The jobs section is where things get more interesting. We specify that we want to run this step on an ubuntu-latest runner, and then we use an action to checkout the code. Finally, we attempt to build the container.
Github provides a nice user interface for viewing the test runs that have executed; note that not all of the information is visible to users that aren't part of the project on Github, but it would be on your own forks of the repository.
A number of our workflows are more complex than the simple example above. In order to run tests against PostgreSQL and EDB Advanced Server we run "matrix" actions in which the tests run on each combination of database server version and platform.
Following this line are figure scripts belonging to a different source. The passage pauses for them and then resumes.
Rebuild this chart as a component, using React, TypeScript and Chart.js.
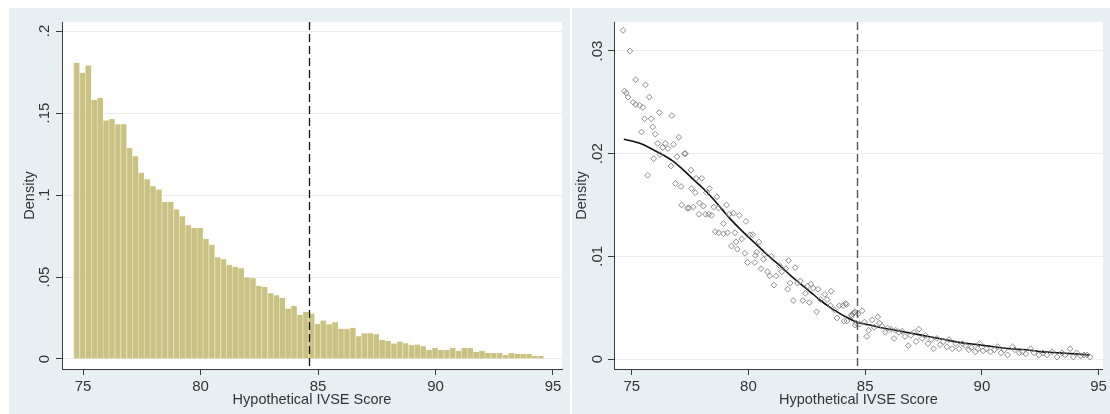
import React, { useEffect, useRef } from 'react';
import { Chart, registerables } from 'chart.js';
Chart.register(...registerables);

const FONT = '"Liberation Sans", Arial, sans-serif';
const PANEL_BG = '#e8eff2';
const TEXT = '#333333';
const AXIS = '#3a3a3a';
const GRID = '#ececec';

const X_TITLE = 'Hypothetical IVSE Score';
const Y_TITLE = 'Density';

const X_TICKS = [75, 80, 85, 90, 95];
const X_TICK_LABELS = ['75', '80', '85', '90', '95'];
const LEFT_Y_TICKS = [0, 0.05, 0.1, 0.15, 0.2];
const LEFT_Y_LABELS = ['0', '.05', '.1', '.15', '.2'];
const RIGHT_Y_TICKS = [0, 0.01, 0.02, 0.03];
const RIGHT_Y_LABELS = ['0', '.01', '.02', '.03'];

const CUTOFF = 84.63;

// Histogram: 80 bins of width 0.25 starting at 74.6
const BIN_START = 74.6;
const BIN_WIDTH = 0.25;
const HIST_DENSITY = [
  0.1806, 0.1745, 0.179, 0.158, 0.1593, 0.1455, 0.1465, 0.1431, 0.1431, 0.1287,
  0.1236, 0.1135, 0.1096, 0.1054, 0.1034, 0.0957, 0.0957, 0.0912, 0.0871, 0.0815,
  0.0799, 0.0799, 0.0732, 0.0697, 0.062, 0.0608, 0.0574, 0.0563, 0.0553, 0.0497,
  0.0492, 0.0446, 0.044, 0.0401, 0.0389, 0.0373, 0.0308, 0.0324, 0.0268, 0.0286,
  0.0277, 0.0214, 0.0235, 0.0212, 0.0224, 0.0184, 0.0184, 0.019, 0.0139, 0.0157,
  0.0157, 0.0151, 0.0116, 0.011, 0.0094, 0.0106, 0.0096, 0.0084, 0.0088, 0.0078,
  0.0055, 0.0067, 0.0055, 0.0055, 0.0067, 0.0049, 0.0067, 0.0067, 0.0043, 0.0051,
  0.0037, 0.0037, 0.0037, 0.0024, 0.0037, 0.0031, 0.0031, 0.0031, 0.0018, 0.0018,
];
const BIN_CENTERS = HIST_DENSITY.map((_, i) => BIN_START + BIN_WIDTH * (i + 0.5));

// Binned density scatter (right panel)
const SCATTER_X = [
  74.63, 74.69, 74.77, 74.84, 74.92, 75.06, 75.17, 75.17, 75.34, 75.42, 75.48, 75.55, 75.59, 75.68, 75.75,
  75.83, 75.9, 75.94, 76.01, 76.11, 76.18, 76.21, 76.32, 76.44, 76.55, 76.68, 76.72, 76.79, 76.87, 76.94,
  77.02, 77.11, 77.14, 77.26, 77.3, 77.38, 77.45, 77.54, 77.56, 77.64, 77.72, 77.76, 77.88, 77.9, 78.0,
  78.07, 78.16, 78.2, 78.3, 78.33, 78.42, 78.51, 78.58, 78.65, 78.72, 78.72, 78.93, 78.93, 79.06, 79.1,
  79.17, 79.27, 79.36, 79.42, 79.47, 79.52, 79.61, 79.71, 79.85, 79.89, 79.96, 80.07, 80.18, 80.27, 80.3,
  80.35, 80.45, 80.54, 80.64, 80.69, 80.81, 80.91, 80.98, 81.09, 81.19, 81.33, 81.43, 81.6, 81.68, 81.72,
  81.79, 81.92, 82.0, 82.1, 82.22, 82.33, 82.44, 82.53, 82.61, 82.67, 82.78, 82.92, 82.98, 83.09, 83.27,
  83.37, 83.51, 83.54, 83.68, 83.79, 83.89, 84.05, 84.1, 84.16, 84.2, 84.22, 84.41, 84.43, 84.48, 84.53,
  84.55, 84.57, 84.62, 84.69, 84.76, 84.87, 84.97, 85.07, 85.15, 85.3, 85.39, 85.54, 85.61, 85.72, 85.86,
  85.96, 86.1, 86.24, 86.31, 86.45, 86.59, 86.71, 86.85, 86.95, 87.09, 87.18, 87.3, 87.44, 87.58, 87.69,
  87.83, 87.93, 88.07, 88.21, 88.35, 88.5, 88.59, 88.73, 88.88, 89.02, 89.16, 89.3, 89.44, 89.55, 89.72,
  89.83, 89.9, 90.05, 90.19, 90.37, 90.54, 90.68, 90.82, 90.96, 91.1, 91.31, 91.41, 91.6, 91.74, 91.88,
  92.09, 92.23, 92.44, 92.62, 92.79, 93.01, 93.22, 93.43, 93.57, 93.78, 93.92, 94.06, 94.23, 94.37, 94.51,
  94.63,
];
const SCATTER_Y = [
  0.032, 0.0261, 0.0259, 0.0255, 0.03, 0.025, 0.0272, 0.0248, 0.0247, 0.0221, 0.0245, 0.0234, 0.0267, 0.0179, 0.0255,
  0.0234, 0.0226, 0.0195, 0.0219, 0.021, 0.024, 0.0199, 0.0206, 0.021, 0.0205, 0.0188, 0.0237, 0.0209, 0.0171, 0.0197,
  0.0216, 0.0168, 0.015, 0.02, 0.02, 0.0147, 0.0147, 0.0184, 0.0166, 0.0148, 0.0162, 0.0176, 0.0141, 0.0152, 0.0176,
  0.0149, 0.0141, 0.0162, 0.0141, 0.0166, 0.014, 0.0148, 0.0124, 0.0158, 0.0147, 0.0123, 0.0132, 0.0122, 0.015, 0.0123,
  0.0141, 0.011, 0.0142, 0.0123, 0.0114, 0.0107, 0.014, 0.0117, 0.0103, 0.0134, 0.0094, 0.0121, 0.0121, 0.0094, 0.0101,
  0.0104, 0.0114, 0.0088, 0.0097, 0.0102, 0.0085, 0.0081, 0.01, 0.0072, 0.0081, 0.0091, 0.0085, 0.0088, 0.0068, 0.0096,
  0.0074, 0.0057, 0.0089, 0.0074, 0.0076, 0.0057, 0.0064, 0.0071, 0.0055, 0.0073, 0.0069, 0.0046, 0.0068, 0.0058, 0.0063,
  0.0058, 0.0052, 0.0066, 0.0048, 0.004, 0.0052, 0.0052, 0.0037, 0.0054, 0.0053, 0.0037, 0.0043, 0.0042, 0.0044, 0.0045,
  0.0046, 0.0033, 0.0035, 0.0044, 0.0034, 0.0047, 0.0036, 0.0022, 0.0028, 0.0038, 0.0031, 0.0041, 0.0035, 0.0032, 0.0026,
  0.003, 0.0029, 0.002, 0.0028, 0.0026, 0.0027, 0.0022, 0.0013, 0.0023, 0.0026, 0.0017, 0.0029, 0.002, 0.0023, 0.0015,
  0.0019, 0.001, 0.002, 0.0014, 0.0017, 0.0012, 0.0019, 0.001, 0.0015, 0.001, 0.0015, 0.0013, 0.0009, 0.0011, 0.0007,
  0.001, 0.0015, 0.0008, 0.001, 0.0007, 0.0009, 0.0012, 0.0006, 0.0009, 0.0004, 0.0012, 0.0009, 0.0006, 0.0007, 0.0005,
  0.001, 0.0006, 0.0004, 0.0006, 0.0004, 0.0007, 0.0002, 0.0006, 0.0004, 0.001, 0.0002, 0.0006, 0.0003, 0.0004, 0.0004,
  0.0002,
];

// Smoothed (lowess) curve
const LOWESS_X = [
  74.66, 75.06, 75.48, 75.9, 76.32, 76.75, 77.17, 77.59, 78.02, 78.44, 78.86, 79.28, 79.71, 80.13, 80.55,
  80.98, 81.4, 81.82, 82.24, 82.67, 83.09, 83.51, 83.94, 84.36, 84.62, 85.0, 85.6, 86.3, 87.0, 87.7,
  88.4, 89.1, 89.8, 90.5, 91.2, 91.9, 92.6, 93.3, 94.0, 94.6,
];
const LOWESS_Y = [
  0.0214, 0.0212, 0.0209, 0.0204, 0.0199, 0.0193, 0.0185, 0.0176, 0.0167, 0.0157, 0.0146, 0.0135, 0.0125, 0.0116, 0.0107,
  0.0098, 0.009, 0.0081, 0.0073, 0.0065, 0.0057, 0.005, 0.0044, 0.0039, 0.0036, 0.0034, 0.0031, 0.0028, 0.0025, 0.0022,
  0.0019, 0.0016, 0.0014, 0.0012, 0.001, 0.0009, 0.0007, 0.0006, 0.0005, 0.0004,
];

const panelPlugin = {
  id: 'panelBg',
  beforeDraw(chart: any) {
    const { ctx, chartArea, width, height } = chart;
    ctx.save();
    ctx.fillStyle = PANEL_BG;
    ctx.fillRect(0, 0, width, height);
    ctx.fillStyle = '#ffffff';
    ctx.fillRect(chartArea.left, chartArea.top, chartArea.right - chartArea.left, chartArea.bottom - chartArea.top);
    ctx.restore();
  },
};

const cutoffPlugin = {
  id: 'cutoff',
  afterDatasetsDraw(chart: any, _args: any, opts: any) {
    const { ctx, chartArea, scales } = chart;
    const px = Math.round(scales.x.getPixelForValue(opts.value)) + 0.5;
    ctx.save();
    ctx.strokeStyle = opts.color;
    ctx.lineWidth = opts.width;
    ctx.setLineDash(opts.dash);
    ctx.beginPath();
    ctx.moveTo(px, chartArea.top);
    ctx.lineTo(px, chartArea.bottom);
    ctx.stroke();
    ctx.restore();
  },
};

function xScale(min: number, max: number, height: number) {
  return {
    type: 'linear',
    min,
    max,
    offset: false,
    afterBuildTicks: (s: any) => {
      s.ticks = X_TICKS.map((v) => ({ value: v }));
    },
    afterFit: (s: any) => {
      s.height = height;
    },
    ticks: {
      autoSkip: false,
      maxRotation: 0,
      minRotation: 0,
      padding: 3,
      color: TEXT,
      font: { family: FONT, size: 15 },
      callback: (_v: any, i: number) => X_TICK_LABELS[i],
    },
    grid: { offset: false, drawOnChartArea: false, drawTicks: true, tickLength: 6, tickColor: AXIS, tickWidth: 1 },
    border: { display: true, color: AXIS, width: 1 },
    title: {
      display: true,
      text: X_TITLE,
      color: TEXT,
      font: { family: FONT, size: 14.5 },
      padding: { top: 0, bottom: 5.3 },
    },
  };
}

function yScale(min: number, max: number, width: number, ticks: number[], labels: string[], titlePad: number, tickPad: number) {
  return {
    type: 'linear',
    min,
    max,
    afterBuildTicks: (s: any) => {
      s.ticks = ticks.map((v) => ({ value: v }));
    },
    afterFit: (s: any) => {
      s.width = width;
    },
    ticks: {
      autoSkip: false,
      minRotation: 90,
      maxRotation: 90,
      crossAlign: 'center',
      padding: tickPad,
      color: TEXT,
      font: { family: FONT, size: 15 },
      callback: (_v: any, i: number) => labels[i],
    },
    grid: { drawOnChartArea: true, color: GRID, lineWidth: 1, drawTicks: true, tickLength: 6, tickColor: AXIS, tickWidth: 1 },
    border: { display: true, color: AXIS, width: 1 },
    title: {
      display: true,
      text: Y_TITLE,
      color: TEXT,
      font: { family: FONT, size: 14.5 },
      padding: { top: titlePad, bottom: 0 },
    },
  };
}

export default function App() {
  const leftRef = useRef<HTMLCanvasElement | null>(null);
  const rightRef = useRef<HTMLCanvasElement | null>(null);

  useEffect(() => {
    const left = new Chart(leftRef.current as HTMLCanvasElement, {
      type: 'bar',
      data: {
        datasets: [
          {
            data: BIN_CENTERS.map((x, i) => ({ x, y: HIST_DENSITY[i] })),
            backgroundColor: '#cac284',
            borderColor: '#e3ddb0',
            borderWidth: { left: 1, right: 0, top: 0, bottom: 0 },
            borderSkipped: 'start',
            categoryPercentage: 1,
            barPercentage: 1,
          } as any,
        ],
      },
      options: {
        animation: false,
        responsive: false,
        maintainAspectRatio: false,
        devicePixelRatio: 1,
        events: [],
        layout: { padding: { top: 14, right: 8, left: 0, bottom: 0 } },
        plugins: {
          legend: { display: false },
          tooltip: { enabled: false },
          cutoff: { value: CUTOFF, color: '#111111', width: 1.3, dash: [8, 4] },
        } as any,
        scales: {
          x: xScale(74.106, 95.383, 45),
          y: yScale(-0.0061, 0.2055, 53, LEFT_Y_TICKS, LEFT_Y_LABELS, 12.3, 0.6),
        } as any,
      },
      plugins: [panelPlugin, cutoffPlugin],
    });

    const right = new Chart(rightRef.current as HTMLCanvasElement, {
      type: 'scatter',
      data: {
        datasets: [
          {
            data: SCATTER_X.map((x, i) => ({ x, y: SCATTER_Y[i] })),
            pointStyle: 'rectRot',
            pointRadius: 2.9,
            pointBorderWidth: 0.9,
            pointBorderColor: '#808080',
            pointBackgroundColor: 'rgba(0,0,0,0)',
            showLine: false,
          } as any,
          {
            data: LOWESS_X.map((x, i) => ({ x, y: LOWESS_Y[i] })),
            showLine: true,
            borderColor: '#111111',
            borderWidth: 1.6,
            pointRadius: 0,
            cubicInterpolationMode: 'monotone',
          } as any,
        ],
      },
      options: {
        animation: false,
        responsive: false,
        maintainAspectRatio: false,
        devicePixelRatio: 1,
        events: [],
        layout: { padding: { top: 14, right: 0, left: 0, bottom: 0 } },
        plugins: {
          legend: { display: false },
          tooltip: { enabled: false },
          cutoff: { value: CUTOFF, color: '#555555', width: 1.4, dash: [8, 4] },
        } as any,
        scales: {
          x: xScale(74.24, 95.18, 45),
          y: yScale(-0.00097, 0.03282, 42, RIGHT_Y_TICKS, RIGHT_Y_LABELS, 1.3, 0),
        } as any,
      },
      plugins: [panelPlugin, cutoffPlugin],
    });

    return () => {
      left.destroy();
      right.destroy();
    };
  }, []);

  return (
    <div style={{ position: 'absolute', left: 0, top: 0, width: 1110, height: 414, overflow: 'hidden', background: '#ffffff' }}>
      <div style={{ position: 'absolute', left: 9, top: 8, width: 561, height: 406 }}>
        <canvas ref={leftRef} width={561} height={406} />
      </div>
      <div style={{ position: 'absolute', left: 572, top: 8, width: 538, height: 406 }}>
        <canvas ref={rightRef} width={538} height={406} />
      </div>
    </div>
  );
}
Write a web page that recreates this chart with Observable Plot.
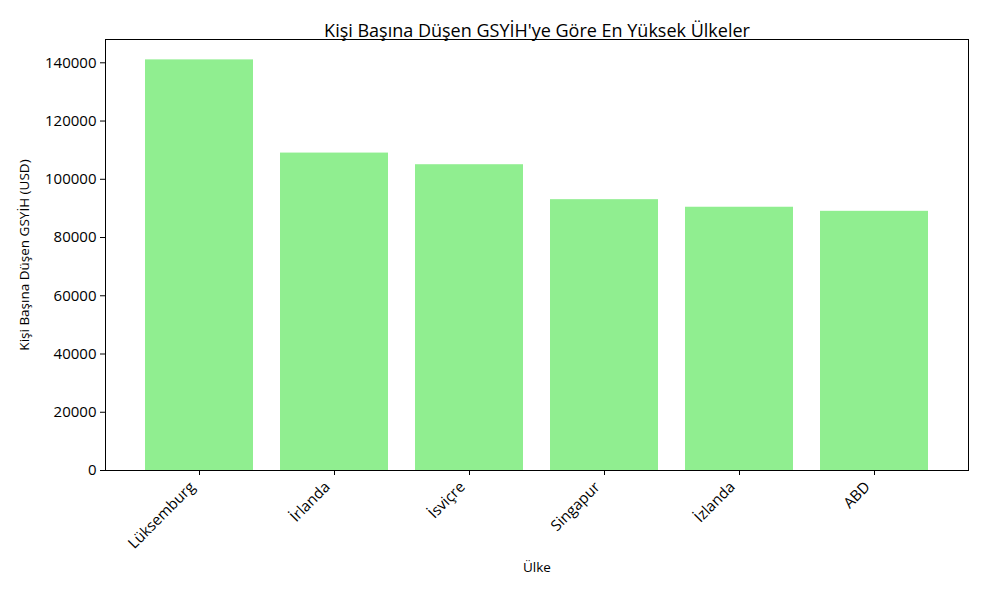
<!DOCTYPE html>
<html>
<head>
    <meta charset="UTF-8">
    <title>Kişi Başına Düşen GSYİH</title>
    <style>
        body { margin: 0; background: #fff; }
        svg { font-family: "Open Sans", Roboto, sans-serif; }
    </style>
</head>
<body>
    <div id="chart"></div>
    <script src="https://cdn.jsdelivr.net/npm/d3@7"></script>
    <script src="https://cdn.jsdelivr.net/npm/@observablehq/plot@0.6"></script>
    <script>
    const ulkeler = ["Lüksemburg", "İrlanda", "İsviçre", "Singapur", "İzlanda", "ABD"];
    const gsyih = [141000, 109000, 105000, 93000, 90400, 89000];
    const yTicks = [0, 20000, 40000, 60000, 80000, 100000, 120000, 140000];

    const data = ulkeler.map((u, i) => ({ ulke: u, deger: gsyih[i] }));

    const plot = Plot.plot({
        width: 983,
        height: 590,
        marginLeft: 105,
        marginRight: 15,
        marginTop: 39,
        marginBottom: 120,
        style: { fontSize: "13px", color: "#000" },
        x: { domain: ulkeler, paddingInner: 0.2, paddingOuter: 0.29, label: null },
        y: { domain: [0, 148000], label: null },
        marks: [
            Plot.barY(data, { x: "ulke", y: "deger", fill: "#90ee90" }),
            Plot.axisY({ ticks: yTicks, tickFormat: d => String(d), tickSize: 5, tickPadding: 4, fontSize: 15, label: null }),
            Plot.axisX({ tickRotate: -45, tickSize: 5, tickPadding: 4, fontSize: 15, label: null }),
            Plot.frame({ stroke: "#000", strokeWidth: 1 }),
            Plot.text(["Kişi Başına Düşen GSYİH'ye Göre En Yüksek Ülkeler"], { frameAnchor: "top", dy: -15, fontSize: 18 }),
            Plot.text(["Ülke"], { frameAnchor: "bottom", dy: 101, fontSize: 13.5 }),
            Plot.text(["Kişi Başına Düşen GSYİH (USD)"], { frameAnchor: "left", textAnchor: "middle", dx: -81, rotate: -90, fontSize: 13.5 })
        ]
    });

    // rotated tick labels sit a bit lower-left in the reference
    plot.querySelectorAll("g[aria-label='x-axis tick label'] text").forEach(t => {
        const tr = t.getAttribute("transform") || "";
        t.setAttribute("transform", "translate(-7,5) " + tr);
    });

    document.querySelector("#chart").append(plot);
    </script>
</body>
</html>
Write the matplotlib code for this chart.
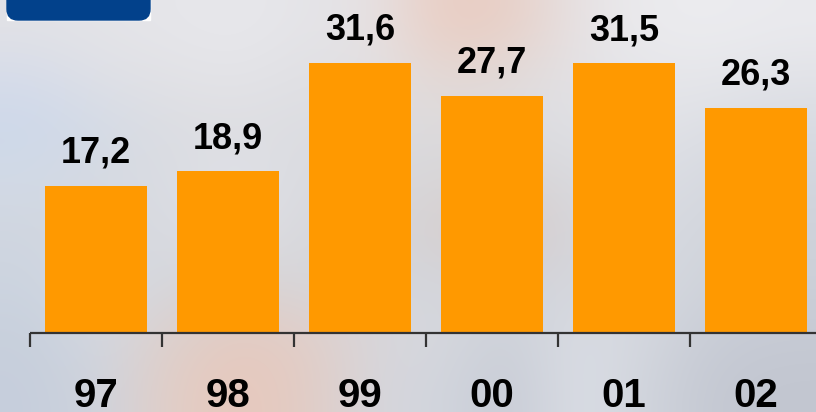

This leads to very large numbers of tests being run in total across those combinations, but with quite simple code to make that happen - most of the complexity comes from having to make the steps work as needed on each different platform.
One final point to note is that a small number of the workflows require access to third party resources that some developers may not have; for example, the EDB Advanced Server package repositories, or a SonarQube server for code analysis. In these cases, those tests are not run unless variables and secrets are configured in your Github account to provide the required information to access those resources.
Moving the automated testing of pgAdmin to Github has helped the project improve automated testing; most importantly by co-locating the tests with the code, and allowing them to be run against pull requests. In the future – once we're happy the tests are stable – we'll be able to further tighten up the development process by setting rules that require all tests to be green on a pull request before it can be merged for example.